Updated: Nov 22
Rhode Island College’s Student Community Government (SCG) held their special election for president on Wednesday. The election, which came to be after President Matthew Thureson announced he is graduating after this semester, saw Speaker James Torres win the race unopposed.
In his post-election remarks, Torres indicated one of his priorities will be to try to have the college fix unaddressed issues facing the Student Union building.
“I want to redo this building, not redo the entire building, but give it a facelift because there’s a lot of stuff, like there’s mildew in this building that hasn’t been addressed for years,” Torres said.
Torres’ term will begin on Monday, Dec. 12. In the interim, he’ll be the president-elect while Thureson finishes out his time as president.
During a post-meeting interview, Thureson said “Always asking questions, always being curious, and remembering why we’re here, which is for the students” when asked what advice he has for Torres.
Now that Torres will ascend to the role of president, there will be a special election set to elect a new speaker. One member of parliament who is going to run is current Deputy Speaker Thomas Fura.
Thureson announced during the meeting a status update on an operating agreement RIC wants SCG to sign before they unfreeze the remainder of their funding. Currently, SCG sent a draft to the college, and now they have sent their draft back to SCG, but it isn’t the final document, with Thureson saying during the meeting, “It’s going to go back and forth a few times, probably even after this one.”
As for what main terms the college wants SCG to sign off on, Thureson explained two big parts of it in a post-meeting interview.

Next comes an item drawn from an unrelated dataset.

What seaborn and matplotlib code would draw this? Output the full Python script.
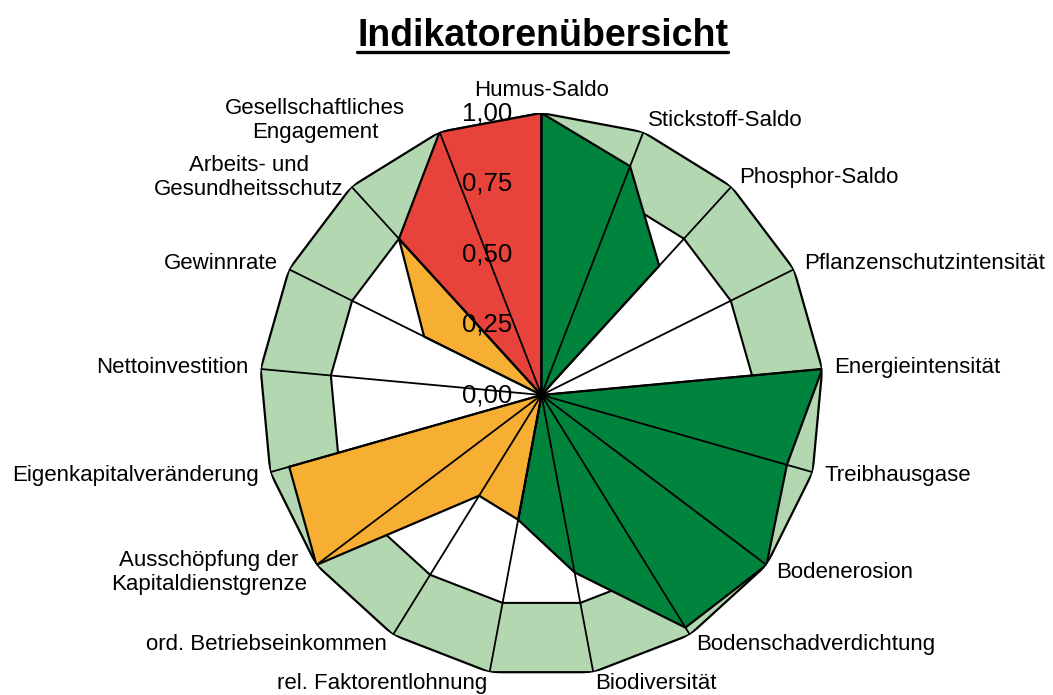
import numpy as np
import matplotlib
matplotlib.use("Agg")
import matplotlib.pyplot as plt
from matplotlib.lines import Line2D
import seaborn as sns

# indicators, clockwise from the top
indicators = [
    "Humus-Saldo", "Stickstoff-Saldo", "Phosphor-Saldo", "Pflanzenschutzintensität",
    "Energieintensität", "Treibhausgase", "Bodenerosion", "Bodenschadverdichtung",
    "Biodiversität", "rel. Faktorentlohnung", "ord. Betriebseinkommen",
    "Ausschöpfung der\nKapitaldienstgrenze", "Eigenkapitalveränderung", "Nettoinvestition",
    "Gewinnrate", "Arbeits- und\nGesundheitsschutz", "Gesellschaftliches\nEngagement",
]
values = [1.00, 0.87, 0.62, 0.0, 1.00, 0.905, 1.00, 0.97, 0.64, 0.45,
          0.42, 1.00, 0.93, 0.0, 0.465, 0.75, 1.00]

# which indicators belong to which coloured area
green_top = [0, 1, 2]
green_bottom = [4, 5, 6, 7, 8, 9]
orange_bottom = [9, 10, 11, 12]
orange_top = [14, 15]
red_top = [15, 16, 0]

ticks = [0.0, 0.25, 0.5, 0.75, 1.0]
tick_labels = ["0,00", "0,25", "0,50", "0,75", "1,00"]
band_inner = 0.75

GREEN = "#00843D"
ORANGE = "#F6AF32"
RED = "#E8433A"
LIGHT = "#B3D8B1"


def main():
    sns.set_theme(style="white")
    plt.rcParams["font.family"] = ["Liberation Sans", "DejaVu Sans"]

    n = len(indicators)
    theta = np.arange(n) * 2 * np.pi / n
    theta_c = np.append(theta, theta[0])

    fig = plt.figure(figsize=(10.53, 6.95), dpi=100)
    ax = fig.add_axes([0.2464, 0.0259, 0.5356, 0.8115], projection="polar")
    ax.set_theta_offset(np.pi / 2)
    ax.set_theta_direction(-1)
    ax.set_ylim(0, 1)
    ax.axis("off")

    def closed(r):
        r = np.asarray(r, dtype=float)
        return np.append(r, r[0])

    # tolerance band and inner white area
    ax.fill(theta_c, closed(np.ones(n)), facecolor=LIGHT, edgecolor="black", lw=1.6, zorder=1)
    ax.fill(theta_c, closed(np.full(n, band_inner)), facecolor="white", edgecolor="black",
            lw=1.5, zorder=2)

    groups = [(green_top, GREEN), (green_bottom, GREEN), (orange_bottom, ORANGE),
              (orange_top, ORANGE), (red_top, RED)]
    for idx, col in groups:
        r = np.zeros(n)
        r[idx] = np.array(values)[idx]
        ax.fill(theta_c, closed(r), facecolor=col, edgecolor="black", lw=1.6,
                joinstyle="miter", zorder=3)

    # spokes
    for t in theta:
        ax.plot([t, t], [0, 1], color="black", lw=1.3, zorder=4)

    # radial tick labels left of the top spoke
    for v, lab in zip(ticks, tick_labels):
        ax.annotate(lab, xy=(0, v), xytext=(-29, 0), textcoords="offset pixels",
                    ha="right", va="center", fontsize=18.5, color="black", zorder=6)

    # category labels
    extra = {16: (-30, 0)}
    for i, (t, lab) in enumerate(zip(theta, indicators)):
        dx, dy = np.sin(t), np.cos(t)
        if dx > 0.1:
            ha = "left"
        elif dx < -0.1:
            ha = "right"
        else:
            ha = "center"
        va = "bottom" if dy > 0.95 else "center"
        ex, ey = extra.get(i, (0, 0))
        ax.annotate(lab, xy=(t, 1.0), xytext=(dx * 12 + ex, dy * 12 + ey),
                    textcoords="offset pixels", ha=ha, va=va, fontsize=16,
                    multialignment="center", color="black", zorder=6)

    title = fig.text(0.5152, 0.9331, "Indikatorenübersicht", ha="center", va="baseline",
                     fontsize=27, fontweight="bold", color="black")
    fig.canvas.draw()
    bb = title.get_window_extent().transformed(fig.transFigure.inverted())
    fig.add_artist(Line2D([bb.x0, bb.x1], [0.9252, 0.9252], transform=fig.transFigure,
                          color="black", lw=2.4))

    fig.savefig("out.png", dpi=100, facecolor="white")


if __name__ == "__main__":
    main()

“So right now, the stipulations have mainly been around the staffing issue,” Thureson said. “And it’s really whether the employees of SCG, which are currently independent employees of the college, they don’t fall under the college’s HR department, they’re completely separate, it’s a matter of whether those are going to be replaced and we’re going to do it the same way as we’ve always done or if they’re going to now become college employees.”
In a follow-up question about if this means the college will have hiring and firing power over SCG’s staff, Thureson emphasized SCG doesn't want to give that up, saying, “Currently, SCG is not for that. SCG wants to retain control of the staff in at least that fashion – the ability to choose who we work with and then if there’s a problem, we don’t want to work with this person anymore.”
Another big part of the operating agreement seems to be what exactly is the relationship between SCG and RIC. And Thureson said the college views the relationship as “more of an interdependent relationship.”
“There’s a lot of parts throughout the operating agreement where they seem to suggest that we should go through the college or atleast get advice from the college to make certain changes,” he added. “And SCG is just weary of kind of giving up that kind of control right now, because we are supposed to be kind of our own separate 501(c)(3) independent corporation.”
The operating agreement is just one front. Another dilemma SCG hopes to address is to change their bylaws. In order for that to happen, by Dec. 30, they need 30 members. Currently, they are at 20 members with a number of students garnering signatures at the moment.
The relevance that 30-member figure has is the college also wants SCG to change their bylaws alongside signing the aforementioned operating agreement.